Un problema legato indirettamente agli estimi è quello delle circoscrizioni territoriali di riferimento. Ogni estimo di un comune rurale per necessità doveva riguardare un territorio univoco e delimitato, identificabile con quello del comune stesso. E’ possibile che venisse seguito il criterio della circoscrizione ecclesiastica per pievi, ma non è purtroppo possibile formulare alcuna ipotesi più concreta.

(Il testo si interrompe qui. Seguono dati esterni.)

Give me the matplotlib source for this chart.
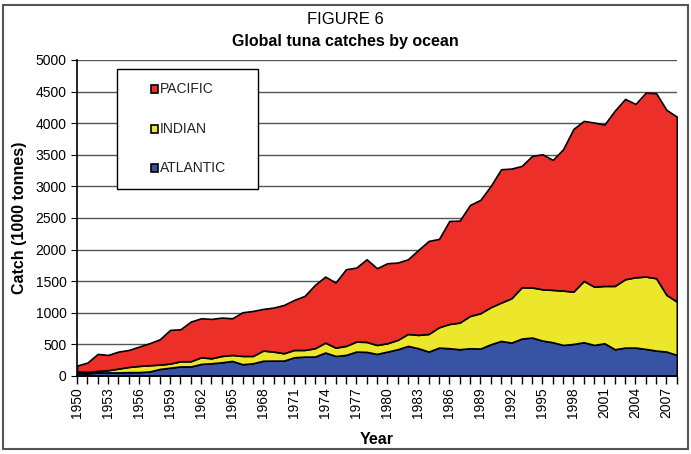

La chiesa di Reno, almeno fino agli anni ’60 del Cinquecento, era sottoposta alla pieve di Beduzzo, come risulta dai lavori dei più volte citati Dall’Aglio e Schiavi, però l’estimo del sale di Beduzzo del 1462, quindi di un’epoca in cui Reno apparteneva certamente alla pieve di tale località, non pare comprendere nomi che poi sarebbero stati tipici di Reno, quindi in sostanza non pare che - almeno in questo caso particolare - l'estimo segua la circoscrizione pievana. Anche in rilevazioni più tarde il paese di Reno appare comunque in forma autonoma e così anche la località di Petrignacola, altra chiesa sottoposta alla pieve di Beduzzo, ma dalla stessa parte del torrente: il problema rimane quindi aperto. La possibilità di cambi di circoscrizione da parte delle autorità ecclesiastiche può aver complicato ulteriormente la cosa.
Note
1) Cfr. David Herlihy – Christiane Klapisch – Zuber, “I Toscani e le loro famiglie. Uno studio sul catasto fiorentino del 1427”, Bologna, 1988, cap. I, pag. 26 e segg.
2) Biolca, lat. “bubulca”, originariamente il terreno lavorabile con un bue in una giornata. Misurava 6 staia (ari 30,814); 1 staio = 12 tavole (ari 5,136); 1 tavola = 4 pertiche quadre (ari 0,428).
3) livello, dal latino libellum, libretto, in riferimento a scritti che in origine si scambiavano le parti di questo contratto, può considerarsi, semplificando, una sorta di affitto di terreni, di solito di proprietà di una chiesa, a privati. L'esenzione dovrebbe proprio derivare dal fatto che sono beni di proprietà della Chiesa, seppur affittati
4) Archivio di Stato di Parma, fondo "Saline", busta 24, Beduzzo: “censimento delle bestie bovine...”.
5) Cfr. Albano Sorbelli, “Il comune rurale dell’Appennino emiliano nei secoli XIV e XV”, Bologna, 1910.
6) Archivio di Stato di Parma, fondo “Comune”, serie XVII busta 2014, “denunzie delle terre e del bestiame”, anno 1690; cfr. altrove nel sito.
7) Marisa Zanzucchi Castelli e Giuseppe Trenti (curatori), “L’estimo del sale di Parma del 1415”, Modena – Parma, 1999.